GIVEN EXERCISE:
Retype the whole listing, please, keeping every line exact and dropping the pictures.
——————————
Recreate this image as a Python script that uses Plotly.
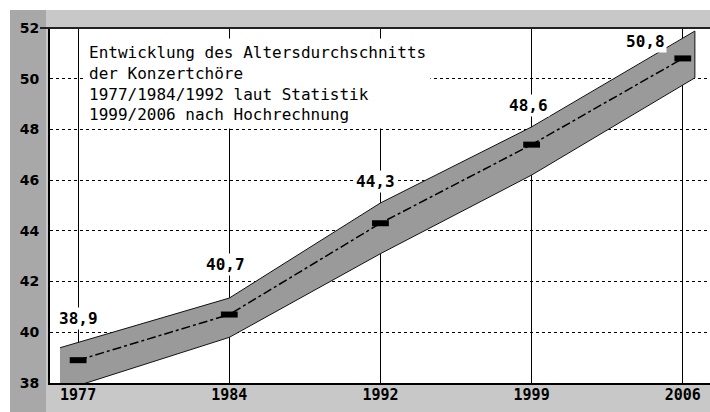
import plotly.graph_objects as go

# ---- data ----
years = ["1977", "1984", "1992", "1999", "2006"]
avg_age = [38.9, 40.7, 44.3, 47.4, 50.8]          # marker positions as drawn
value_labels = ["38,9", "40,7", "44,3", "48,6", "50,8"]
band_upper = [39.6, 41.35, 45.1, 48.1, 51.6]
band_lower = [37.9, 39.8, 43.1, 46.2, 49.75]
y_ticks = [38, 40, 42, 44, 46, 48, 50, 52]
title_lines = ["Entwicklung des Altersdurchschnitts",
               "der Konzertchöre",
               "1977/1984/1992 laut Statistik",
               "1999/2006 nach Hochrechnung"]

# ---- geometry helpers (pixels -> paper) ----
W, H = 710, 412
ML, MR, MT, MB = 50, 0, 28, 29
PW, PH = W - ML - MR, H - MT - MB
def px(x): return (x - ML) / PW
def py(y): return (H - MB - y) / PH

idx = list(range(len(years)))
left_over, right_over = 0.12, 0.08
def extend(vals):
    lo = vals[0] - (vals[1] - vals[0]) * left_over
    hi = vals[-1] + (vals[-1] - vals[-2]) * right_over
    return [lo] + vals + [hi]
bx = [-left_over] + idx + [idx[-1] + right_over]
bu = extend(band_upper)
bl = extend(band_lower)

fig = go.Figure()
fig.add_trace(go.Scatter(
    x=bx + bx[::-1], y=bu + bl[::-1], mode="lines", fill="toself",
    fillcolor="#9a9a9a", line=dict(color="#111111", width=1),
    hoverinfo="skip", showlegend=False))
fig.add_trace(go.Scatter(
    x=idx, y=avg_age, mode="lines+markers",
    line=dict(color="black", width=1.5, dash="dashdot"),
    marker=dict(symbol="line-ew", size=12, line=dict(color="black", width=6)),
    showlegend=False))

label_shift = [(0, 42), (-4, 50), (-5, 42), (-3, 39), (-37, 17)]
for i, (t, (dx, dy)) in enumerate(zip(value_labels, label_shift)):
    fig.add_annotation(x=idx[i], y=avg_age[i], text=t, showarrow=False,
                       xshift=dx, yshift=dy, bgcolor="white", borderpad=1,
                       font=dict(family="DejaVu Sans Mono", size=16, color="black",
                                 weight="bold"))

fig.add_annotation(xref="paper", yref="paper", x=px(84), y=py(38),
                   xanchor="left", yanchor="top", align="left", showarrow=False,
                   text="<br>".join(title_lines), bgcolor="white", borderpad=4,
                   font=dict(family="DejaVu Sans Mono", size=16, color="black"))

shapes = [
    dict(type="rect", xref="paper", yref="paper", layer="below",
         x0=px(10), x1=px(W), y0=py(H), y1=py(10),
         fillcolor="#c8c8c8", line=dict(width=0)),
    dict(type="rect", xref="paper", yref="paper", layer="below",
         x0=px(10), x1=px(46), y0=py(H), y1=py(10),
         fillcolor="#a8a8a8", line=dict(width=0)),
    dict(type="rect", xref="paper", yref="paper", layer="below",
         x0=0, x1=1, y0=0, y1=1, fillcolor="white", line=dict(width=0)),
    dict(type="line", xref="paper", yref="paper",
         x0=px(40), x1=1, y0=1, y1=1, line=dict(color="#222222", width=2)),
]

fig.update_layout(
    width=W, height=H, autosize=False,
    margin=dict(l=ML, r=MR, t=MT, b=MB, pad=0),
    paper_bgcolor="white", plot_bgcolor="rgba(0,0,0,0)",
    shapes=shapes, showlegend=False,
    xaxis=dict(range=[-0.186, 4.18], tickvals=idx, ticktext=years,
               showgrid=True, gridcolor="black", gridwidth=1,
               showline=True, linecolor="black", linewidth=2,
               zeroline=False, ticks="", ticklabelstandoff=-3,
               tickfont=dict(family="DejaVu Sans Mono", size=15, color="black",
                             weight="bold")),
    yaxis=dict(range=[38, 52], tickvals=y_ticks,
               showgrid=True, gridcolor="black", gridwidth=1, griddash="dot",
               showline=True, linecolor="black", linewidth=2,
               zeroline=False, ticks="", ticklabelstandoff=6,
               tickfont=dict(family="DejaVu Sans", size=14, color="black",
                             weight="bold")),
)

fig.write_html("out.html", config={"displayModeBar": False},
               post_script="document.body.style.margin='0';"
                           "document.body.style.overflow='hidden';")
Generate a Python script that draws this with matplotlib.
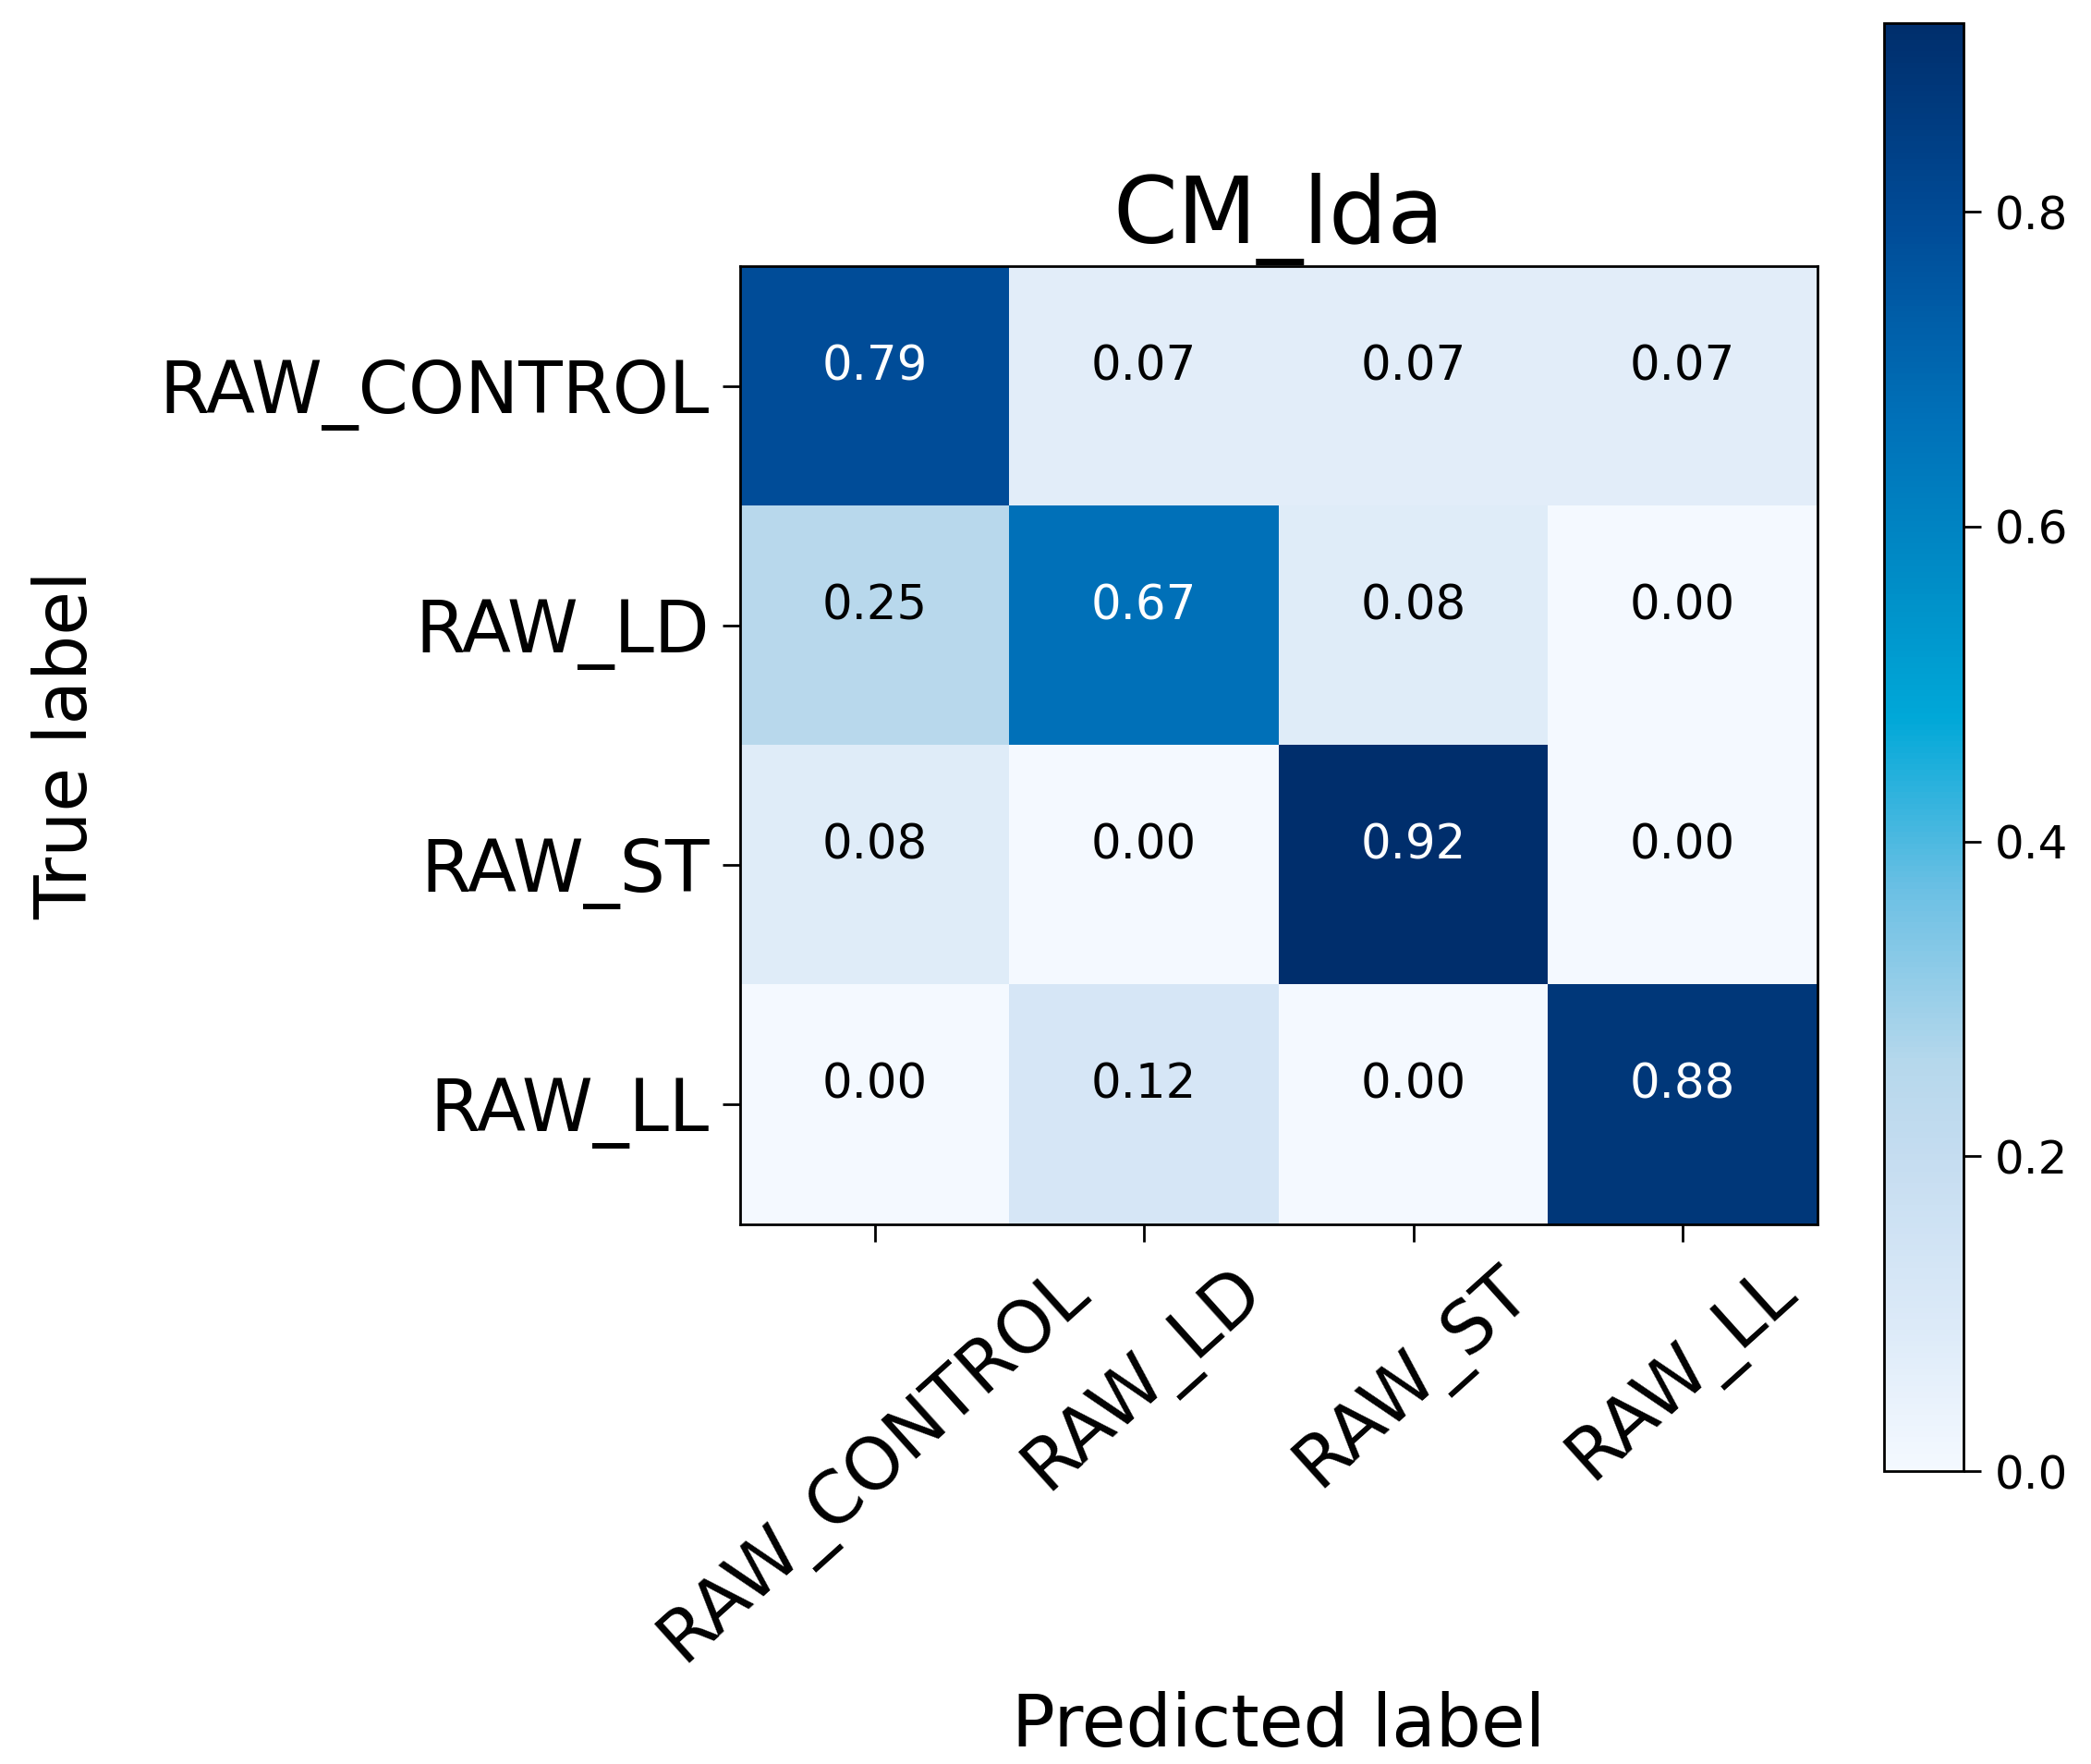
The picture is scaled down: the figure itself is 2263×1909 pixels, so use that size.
import numpy as np
import matplotlib
matplotlib.use("Agg")
import matplotlib.pyplot as plt
from matplotlib.colors import LinearSegmentedColormap

classes = ["RAW_CONTROL", "RAW_LD", "RAW_ST", "RAW_LL"]
cm = np.array([
    [0.79, 0.07, 0.07, 0.07],
    [0.25, 0.67, 0.08, 0.00],
    [0.08, 0.00, 0.92, 0.00],
    [0.00, 0.12, 0.00, 0.88],
])
title = "CM_lda"

# saturated blues, as the reference shows them
cmap = LinearSegmentedColormap.from_list("blues_sat", [
    (0.00, "#f4f9ff"),
    (0.10, "#dceaf8"),
    (0.22, "#c4dcf0"),
    (0.28, "#b6d8ec"),
    (0.40, "#6cc0e4"),
    (0.52, "#00a8d8"),
    (0.62, "#008cc6"),
    (0.73, "#0070b8"),
    (0.86, "#004c98"),
    (1.00, "#002e6c"),
])

fig = plt.figure(figsize=(22.63, 19.09), dpi=100)
ax = fig.add_axes([0.354, 0.306, 0.515, 0.543])
cax = fig.add_axes([0.901, 0.166, 0.038, 0.821])

im = ax.imshow(cm, cmap=cmap, aspect="auto", vmin=0, vmax=cm.max())
ax.set_title(title, fontsize=72, pad=18)

ticks = np.arange(len(classes))
ax.set_xticks(ticks)
ax.set_yticks(ticks)
ax.set_xticklabels(classes, rotation=42, fontsize=56)
ax.set_yticklabels(classes, fontsize=56)
ax.tick_params(length=14, width=2, pad=10)
for s in ax.spines.values():
    s.set_linewidth(2)

thresh = cm.max() / 2.0
for i in range(cm.shape[0]):
    for j in range(cm.shape[1]):
        ax.text(j, i - 0.08, f"{cm[i, j]:.2f}", ha="center", va="center", fontsize=37,
                color="white" if cm[i, j] > thresh else "black")

ax.set_ylabel("True label", fontsize=56, labelpad=45)
ax.set_xlabel("Predicted label", fontsize=56, labelpad=12)

cb = fig.colorbar(im, cax=cax)
cb.set_ticks([0.0, 0.2, 0.4, 0.6, 0.8])
cb.ax.tick_params(labelsize=36, length=14, width=2, pad=10)
cb.outline.set_linewidth(2)

fig.savefig("out.png", dpi=100)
——————————
REPLY TO THE TASK:
Recreate this image as a Python script that uses Plotly.
import plotly.graph_objects as go

# ---- data ----
years = ["1977", "1984", "1992", "1999", "2006"]
avg_age = [38.9, 40.7, 44.3, 47.4, 50.8]          # marker positions as drawn
value_labels = ["38,9", "40,7", "44,3", "48,6", "50,8"]
band_upper = [39.6, 41.35, 45.1, 48.1, 51.6]
band_lower = [37.9, 39.8, 43.1, 46.2, 49.75]
y_ticks = [38, 40, 42, 44, 46, 48, 50, 52]
title_lines = ["Entwicklung des Altersdurchschnitts",
               "der Konzertchöre",
               "1977/1984/1992 laut Statistik",
               "1999/2006 nach Hochrechnung"]

# ---- geometry helpers (pixels -> paper) ----
W, H = 710, 412
ML, MR, MT, MB = 50, 0, 28, 29
PW, PH = W - ML - MR, H - MT - MB
def px(x): return (x - ML) / PW
def py(y): return (H - MB - y) / PH

idx = list(range(len(years)))
left_over, right_over = 0.12, 0.08
def extend(vals):
    lo = vals[0] - (vals[1] - vals[0]) * left_over
    hi = vals[-1] + (vals[-1] - vals[-2]) * right_over
    return [lo] + vals + [hi]
bx = [-left_over] + idx + [idx[-1] + right_over]
bu = extend(band_upper)
bl = extend(band_lower)

fig = go.Figure()
fig.add_trace(go.Scatter(
    x=bx + bx[::-1], y=bu + bl[::-1], mode="lines", fill="toself",
    fillcolor="#9a9a9a", line=dict(color="#111111", width=1),
    hoverinfo="skip", showlegend=False))
fig.add_trace(go.Scatter(
    x=idx, y=avg_age, mode="lines+markers",
    line=dict(color="black", width=1.5, dash="dashdot"),
    marker=dict(symbol="line-ew", size=12, line=dict(color="black", width=6)),
    showlegend=False))

label_shift = [(0, 42), (-4, 50), (-5, 42), (-3, 39), (-37, 17)]
for i, (t, (dx, dy)) in enumerate(zip(value_labels, label_shift)):
    fig.add_annotation(x=idx[i], y=avg_age[i], text=t, showarrow=False,
                       xshift=dx, yshift=dy, bgcolor="white", borderpad=1,
                       font=dict(family="DejaVu Sans Mono", size=16, color="black",
                                 weight="bold"))

fig.add_annotation(xref="paper", yref="paper", x=px(84), y=py(38),
                   xanchor="left", yanchor="top", align="left", showarrow=False,
                   text="<br>".join(title_lines), bgcolor="white", borderpad=4,
                   font=dict(family="DejaVu Sans Mono", size=16, color="black"))

shapes = [
    dict(type="rect", xref="paper", yref="paper", layer="below",
         x0=px(10), x1=px(W), y0=py(H), y1=py(10),
         fillcolor="#c8c8c8", line=dict(width=0)),
    dict(type="rect", xref="paper", yref="paper", layer="below",
         x0=px(10), x1=px(46), y0=py(H), y1=py(10),
         fillcolor="#a8a8a8", line=dict(width=0)),
    dict(type="rect", xref="paper", yref="paper", layer="below",
         x0=0, x1=1, y0=0, y1=1, fillcolor="white", line=dict(width=0)),
    dict(type="line", xref="paper", yref="paper",
         x0=px(40), x1=1, y0=1, y1=1, line=dict(color="#222222", width=2)),
]

fig.update_layout(
    width=W, height=H, autosize=False,
    margin=dict(l=ML, r=MR, t=MT, b=MB, pad=0),
    paper_bgcolor="white", plot_bgcolor="rgba(0,0,0,0)",
    shapes=shapes, showlegend=False,
    xaxis=dict(range=[-0.186, 4.18], tickvals=idx, ticktext=years,
               showgrid=True, gridcolor="black", gridwidth=1,
               showline=True, linecolor="black", linewidth=2,
               zeroline=False, ticks="", ticklabelstandoff=-3,
               tickfont=dict(family="DejaVu Sans Mono", size=15, color="black",
                             weight="bold")),
    yaxis=dict(range=[38, 52], tickvals=y_ticks,
               showgrid=True, gridcolor="black", gridwidth=1, griddash="dot",
               showline=True, linecolor="black", linewidth=2,
               zeroline=False, ticks="", ticklabelstandoff=6,
               tickfont=dict(family="DejaVu Sans", size=14, color="black",
                             weight="bold")),
)

fig.write_html("out.html", config={"displayModeBar": False},
               post_script="document.body.style.margin='0';"
                           "document.body.style.overflow='hidden';")
Generate a Python script that draws this with matplotlib.
The picture is scaled down: the figure itself is 2263×1909 pixels, so use that size.
import numpy as np
import matplotlib
matplotlib.use("Agg")
import matplotlib.pyplot as plt
from matplotlib.colors import LinearSegmentedColormap

classes = ["RAW_CONTROL", "RAW_LD", "RAW_ST", "RAW_LL"]
cm = np.array([
    [0.79, 0.07, 0.07, 0.07],
    [0.25, 0.67, 0.08, 0.00],
    [0.08, 0.00, 0.92, 0.00],
    [0.00, 0.12, 0.00, 0.88],
])
title = "CM_lda"

# saturated blues, as the reference shows them
cmap = LinearSegmentedColormap.from_list("blues_sat", [
    (0.00, "#f4f9ff"),
    (0.10, "#dceaf8"),
    (0.22, "#c4dcf0"),
    (0.28, "#b6d8ec"),
    (0.40, "#6cc0e4"),
    (0.52, "#00a8d8"),
    (0.62, "#008cc6"),
    (0.73, "#0070b8"),
    (0.86, "#004c98"),
    (1.00, "#002e6c"),
])

fig = plt.figure(figsize=(22.63, 19.09), dpi=100)
ax = fig.add_axes([0.354, 0.306, 0.515, 0.543])
cax = fig.add_axes([0.901, 0.166, 0.038, 0.821])

im = ax.imshow(cm, cmap=cmap, aspect="auto", vmin=0, vmax=cm.max())
ax.set_title(title, fontsize=72, pad=18)

ticks = np.arange(len(classes))
ax.set_xticks(ticks)
ax.set_yticks(ticks)
ax.set_xticklabels(classes, rotation=42, fontsize=56)
ax.set_yticklabels(classes, fontsize=56)
ax.tick_params(length=14, width=2, pad=10)
for s in ax.spines.values():
    s.set_linewidth(2)

thresh = cm.max() / 2.0
for i in range(cm.shape[0]):
    for j in range(cm.shape[1]):
        ax.text(j, i - 0.08, f"{cm[i, j]:.2f}", ha="center", va="center", fontsize=37,
                color="white" if cm[i, j] > thresh else "black")

ax.set_ylabel("True label", fontsize=56, labelpad=45)
ax.set_xlabel("Predicted label", fontsize=56, labelpad=12)

cb = fig.colorbar(im, cax=cax)
cb.set_ticks([0.0, 0.2, 0.4, 0.6, 0.8])
cb.ax.tick_params(labelsize=36, length=14, width=2, pad=10)
cb.outline.set_linewidth(2)

fig.savefig("out.png", dpi=100)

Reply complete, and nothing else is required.